Gottes Liebe und Barmherzigkeit sind sein Geschenk an uns. Und weil wir von ihm so unendlich Großes empfangen, sind wir zur großherzigen Antwort herausgefordert. Er, Gott, hat uns allemal zuerst geliebt. Sonst gäbe es uns nicht. Die rechte Haltung vor Gott ist deshalb beides: Seine Liebe empfangen und selbst vorbehaltlos geben. So werden wir ihm näherkommen, mehr noch, so werden wir ihm ähnlich. Wir sollen den Weg in Gott hineinfinden, in ihn, der die Liebe selbst ist. Die angesprochene Haltung des Gebetes und damit auch des Glaubens im Sinne Jesu muss also eine echte und offene Begegnung mit Gott möglich machen. Nur eine solche Beziehung, die im Übrigen nicht von uns gemacht wird, sondern uns schon längst „gratis“ – „aus Gnade“ geschenkt ist – Gottes Geist ist in uns –, sie nimmt uns hinein in Gott und verwandelt uns. Sie öffnet den Weg zu einem gelingenden Leben, das in Gottes Ewigkeit führt.
Seien Sie so gesegnet und behütet!
Ihr P. Guido
An diesem Sonntag ist WELTMISSIONSSONNTAG. In diesem Jahr ist das Leitwort: Hoffnung lässt nicht zugrunde gehen. Wir sind zum Gebet und zu Spenden für die Christen in Myanmar aufgerufen.

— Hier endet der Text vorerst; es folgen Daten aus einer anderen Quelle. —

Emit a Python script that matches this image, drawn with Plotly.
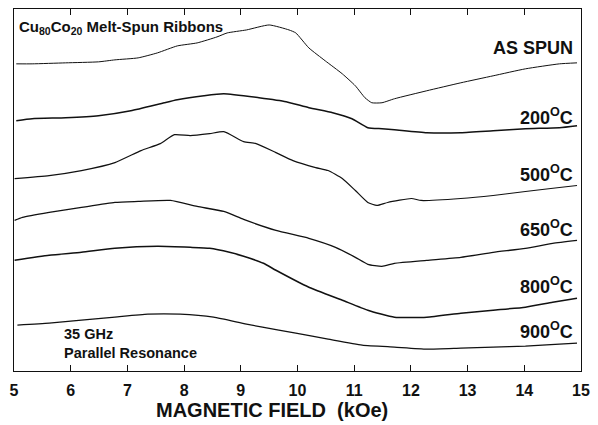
import plotly.graph_objects as go

# Magnetic field (kOe) and FMR signal (arb. units, offset per curve)
as_spun_x = [5.04, 5.32, 5.91, 6.49, 6.78, 7.19, 7.53, 7.88, 8.23, 8.58, 8.76, 9.10, 9.50, 9.85, 9.97,
             10.20, 10.49, 10.79, 11.02, 11.19, 11.31, 11.49, 11.71, 12.28, 12.88, 13.45, 14.02, 14.62, 14.93]
as_spun_y = [308, 308, 309, 310, 312, 314, 319, 326, 329, 335, 339, 342, 347, 342, 339,
             324, 311, 298, 286, 274, 269, 269, 273, 281, 289, 296, 303, 308, 309]

t200_x = [5.04, 5.32, 5.91, 6.49, 7.06, 7.65, 7.88, 8.35, 8.70, 9.32, 9.80, 10.20, 10.62, 10.96,
          11.24, 11.49, 11.71, 12.28, 12.88, 13.45, 14.02, 14.62, 14.93]
t200_y = [251, 253, 254, 256, 261, 269, 272, 276, 278, 274, 270, 264, 259, 253,
          244, 243, 242, 239, 239, 241, 243, 244, 246]

t500_x = [5.01, 5.62, 6.19, 6.78, 7.24, 7.58, 7.83, 8.11, 8.45, 8.70, 9.05, 9.27, 9.62, 9.92,
          10.32, 10.54, 10.79, 11.02, 11.24, 11.40, 11.59, 12.01, 12.18, 12.88, 13.45, 14.02, 14.62, 14.93]
t500_y = [193, 196, 201, 209, 221, 228, 237, 236, 238, 240, 230, 228, 219, 211,
          204, 201, 193, 181, 169, 166, 169, 173, 171, 173, 176, 180, 184, 186]

t650_x = [5.01, 5.15, 5.62, 6.19, 6.78, 7.19, 7.76, 8.23, 8.70, 9.05, 9.62, 10.20, 10.67, 11.02,
          11.24, 11.49, 11.71, 12.28, 12.88, 13.45, 14.02, 14.50, 14.93]
t650_y = [151, 154, 159, 164, 169, 170, 171, 165, 160, 152, 141, 133, 124, 114,
          107, 105, 108, 111, 114, 119, 123, 128, 131]

t800_x = [5.01, 5.62, 6.19, 6.78, 7.53, 8.11, 8.45, 8.80, 9.05, 9.40, 9.62, 10.20, 10.79, 11.24,
          11.71, 12.28, 12.88, 13.45, 14.02, 14.50, 14.93]
t800_y = [111, 116, 119, 123, 125, 124, 123, 119, 115, 108, 101, 84, 71, 61,
          54, 54, 58, 61, 64, 69, 73]

t900_x = [5.06, 5.62, 6.19, 6.78, 7.36, 7.93, 8.52, 9.10, 9.67, 9.97, 10.54, 11.14, 11.71, 12.28,
          12.88, 13.45, 14.02, 14.62, 14.93]
t900_y = [46, 48, 51, 54, 57, 57, 54, 47, 41, 38, 32, 26, 24, 22, 23, 24, 25, 27, 28]

curve_labels = ["AS SPUN", "200<sup>O</sup>C", "500<sup>O</sup>C", "650<sup>O</sup>C",
                "800<sup>O</sup>C", "900<sup>O</sup>C"]
label_y = [324, 255, 198, 143, 86, 41]
tick_vals = list(range(5, 16))

series = [
    (as_spun_x, as_spun_y, 1.0),
    (t200_x, t200_y, 1.5),
    (t500_x, t500_y, 1.2),
    (t650_x, t650_y, 1.3),
    (t800_x, t800_y, 1.5),
    (t900_x, t900_y, 1.3),
]

fig = go.Figure()
for xs, ys, w in series:
    fig.add_trace(go.Scatter(x=xs, y=ys, mode="lines",
                             line=dict(color="#111111", width=w, shape="spline", smoothing=0.5),
                             showlegend=False, hoverinfo="skip"))

font_b = "Liberation Sans, Arial, Helvetica, sans-serif"
for lab, ly in zip(curve_labels, label_y):
    fig.add_annotation(x=14.9, y=ly, xref="x", yref="y", text=lab, showarrow=False,
                       xanchor="right", yanchor="middle",
                       font=dict(family=font_b, size=18, color="#111", weight="bold"))

fig.add_annotation(x=5.06, y=344, xref="x", yref="y",
                   text="Cu<sub>80</sub>Co<sub>20</sub> Melt-Spun Ribbons", showarrow=False,
                   xanchor="left", yanchor="middle",
                   font=dict(family=font_b, size=15, color="#111", weight="bold"))
fig.add_annotation(x=5.84, y=28, xref="x", yref="y",
                   text="35 GHz<br>Parallel Resonance", showarrow=False, align="left",
                   xanchor="left", yanchor="middle",
                   font=dict(family=font_b, size=14.5, color="#111", weight="bold"))
fig.add_annotation(x=0.455, y=-0.108, xref="paper", yref="paper",
                   text="MAGNETIC FIELD  (kOe)", showarrow=False,
                   xanchor="center", yanchor="middle",
                   font=dict(family=font_b, size=20, color="#111", weight="bold"))

fig.update_layout(
    width=598, height=425,
    margin=dict(l=14, r=9, t=8, b=54),
    paper_bgcolor="white", plot_bgcolor="white",
    xaxis=dict(range=[5, 15], tickvals=tick_vals, ticks="inside", ticklen=6,
               tickcolor="#111", tickwidth=1, showline=True, linecolor="#111", linewidth=1.2,
               mirror="ticks", showgrid=False, zeroline=False, ticklabelstandoff=5,
               tickfont=dict(family=font_b, size=16, color="#111", weight="bold")),
    yaxis=dict(range=[0, 363], showticklabels=False, ticks="", showline=True,
               linecolor="#111", linewidth=1.2, mirror=True, showgrid=False, zeroline=False),
)

fig.write_html("out.html")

In unserem Kloster wird an diesem Sonntag unser am 17. September dieses Jahres gewählter Abt Ignatius Fritsch OCist durch die Abtweihe, die von Bischof Georg Bätzing im Auftrag unseres Generalabtes Mauro-Guiseppe Lepori OCist gespendet wird, für sein Amt gestärkt. Ich bitte um das fürbittende Gebet für unseren Abt und unsere Gemeinschaft und den ganzen Zisterzienser-Orden.